For high-schoolers, current tobacco use went down from 34.4 percent to 23.2 percent between 2000 and 2011, while current cigarette use went down from 27.9 percent to 15.8 percent.
However, the researchers noted that the decline in smoking among kids and teens between 2000 and 2011 was relatively slow compared with the rate of decline in tobacco use between 1997 and 2003.
"An overall decline in tobacco use is good news, but although 4 out of 5 teens don't smoke, far too many kids start to smoke every day," CDC director Dr. Thomas R. Frieden, M.D., M.P.H. said in a statement. "Most tobacco use begins and becomes established during adolescence. This report is further evidence that we need to do more to prevent our nation’s youth from establishing a deadly addiction to tobacco."
The study was based on data from 18,866 children and teens from 214 schools that participated in the 2011 National Youth Tobacco Survey.

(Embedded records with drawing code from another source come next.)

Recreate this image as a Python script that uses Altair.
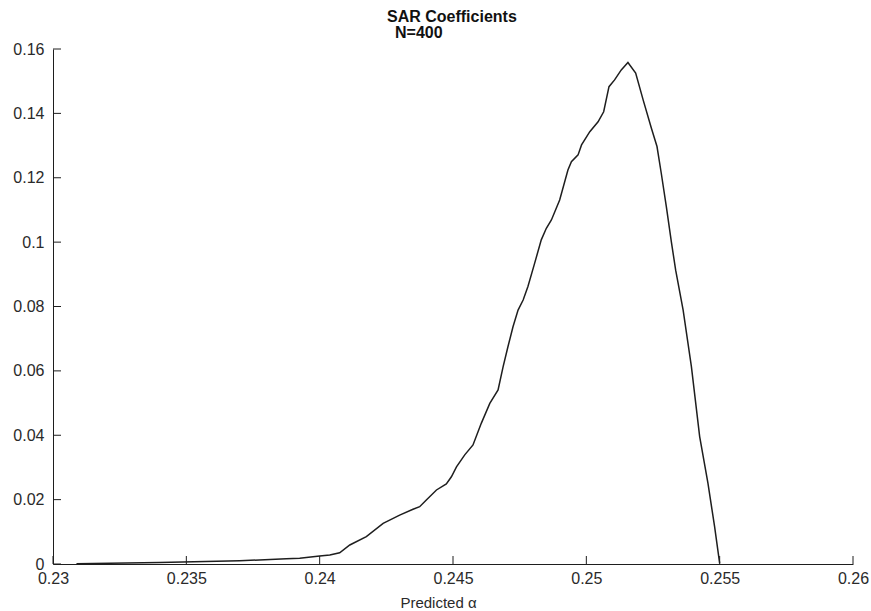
import altair as alt
import pandas as pd

# Predicted alpha (x) and coefficient density (y)
alpha = [0.23088, 0.2340, 0.2370, 0.23875, 0.23925, 0.2400, 0.24038, 0.24075,
         0.24113, 0.24175, 0.24238, 0.2430, 0.2435, 0.24375, 0.2440, 0.24438,
         0.24475, 0.24494, 0.24513, 0.24544, 0.24575, 0.24606, 0.24638, 0.24669,
         0.24688, 0.24706, 0.24725, 0.24744, 0.24763, 0.24781, 0.24806, 0.24831,
         0.24850, 0.24869, 0.24900, 0.24931, 0.24944, 0.24969, 0.24982, 0.25013,
         0.25044, 0.25065, 0.25085, 0.25106, 0.25131, 0.25156, 0.25185, 0.25213,
         0.25244, 0.25265, 0.25281, 0.25300, 0.25319, 0.25335, 0.25363, 0.25394,
         0.25425, 0.25456, 0.25481, 0.25500]
density = [0.0001, 0.0005, 0.0010, 0.0016, 0.0018, 0.0025, 0.0028, 0.0035,
           0.0059, 0.0085, 0.0126, 0.0152, 0.0170, 0.0178, 0.0199, 0.0230,
           0.0249, 0.0271, 0.0302, 0.0339, 0.0370, 0.0437, 0.0499, 0.0541,
           0.0613, 0.0675, 0.0737, 0.0789, 0.0820, 0.0862, 0.0934, 0.1007,
           0.1043, 0.1069, 0.1131, 0.1224, 0.1250, 0.1271, 0.1302, 0.1343,
           0.1374, 0.1405, 0.1483, 0.1504, 0.1535, 0.1558, 0.1525, 0.1442,
           0.1354, 0.1297, 0.1214, 0.1110, 0.1000, 0.0913, 0.0789, 0.0613,
           0.0396, 0.0251, 0.0116, 0.0002]

x_ticks = [0.23, 0.235, 0.24, 0.245, 0.25, 0.255, 0.26]
y_ticks = [0, 0.02, 0.04, 0.06, 0.08, 0.1, 0.12, 0.14, 0.16]
title_lines = ["SAR Coefficients", "N=400"]

df = pd.DataFrame({"alpha": alpha, "density": density})
dfx = pd.DataFrame({"tx": x_ticks})
dfy = pd.DataFrame({"ty": y_ticks})
dfn = pd.DataFrame({"t": [title_lines[1]]})

FONT = "Liberation Sans"
INK = "#1e1e1e"
W, H = 800, 515

xscale = alt.Scale(domain=[0.23, 0.26], nice=False, zero=False)
yscale = alt.Scale(domain=[0, 0.16], nice=False)

xaxis = alt.Axis(values=x_ticks, format="~g", title="Predicted  \u03b1",
                 ticks=False, labelPadding=6, grid=False, labelFlush=False,
                 labelOverlap=False,
                 titleX=385, titleY=43, titleAlign="center",
                 titleBaseline="alphabetic", titleFontSize=15,
                 titleFontWeight="normal")
yaxis = alt.Axis(values=y_ticks, format="~g", title=None, labelFlush=False,
                 labelOverlap=False,
                 ticks=False, labelPadding=9, grid=False)

line = alt.Chart(df).mark_line(color=INK, strokeWidth=1.5).encode(
    x=alt.X("alpha:Q", scale=xscale, axis=xaxis),
    y=alt.Y("density:Q", scale=yscale, axis=yaxis),
)

xt = alt.Chart(dfx).mark_rule(color=INK, strokeWidth=1).encode(
    x=alt.X("tx:Q", scale=xscale, axis=xaxis),
    y=alt.value(H),
    y2=alt.value(H - 8),
)

yt = alt.Chart(dfy).mark_rule(color=INK, strokeWidth=1).encode(
    y=alt.Y("ty:Q", scale=yscale, axis=yaxis),
    x=alt.value(0),
    x2=alt.value(8),
)

sub = alt.Chart(dfn).mark_text(
    align="left", baseline="alphabetic", font=FONT, fontSize=16,
    fontWeight="bold", color="#111",
).encode(text="t:N", x=alt.value(342), y=alt.value(-11))

chart = alt.layer(line, xt, yt, sub).properties(
    width=W, height=H,
    padding={"left": 53, "top": 49, "right": 18, "bottom": 47},
    autosize=alt.AutoSizeParams(type="none"),
    background="white",
    title=alt.TitleParams(
        text=title_lines[0],
        anchor="start", align="left", dx=334, dy=27, offset=11, frame="group",
        font=FONT, fontSize=16, fontWeight="bold", color="#111",
        baseline="bottom",
    ),
).configure_view(stroke=None).configure_axis(
    domainColor=INK, domainWidth=1,
    labelFont=FONT, labelFontSize=16, labelColor="#2a2a2a",
    titleFont=FONT, titleColor="#2a2a2a",
)

chart.save("out.html", embed_options={"renderer": "svg", "actions": False})
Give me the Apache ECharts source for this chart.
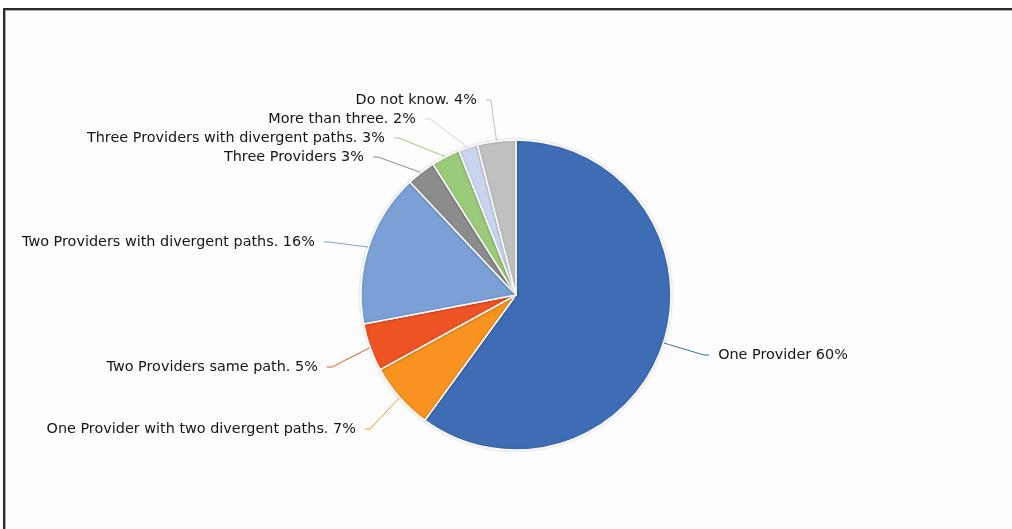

The researchers noted that cigar use was relatively popular in 2011, with nearly the same number of high-school boys reporting using cigars as using cigarettes (15.7 percent, versus 17.7 percent). Comparatively, just 7.4 percent of high-school girls reported using cigars.
And cigar use particularly among black high-schoolers increased, from 7.1 percent to 11.7 percent between 2009 and 2011, the researchers found.
Smokeless tobacco is also common among teens, with 12.9 percent of high-school boys reporting using it in 2011 (and just 1.6 percent of high-school girls using it).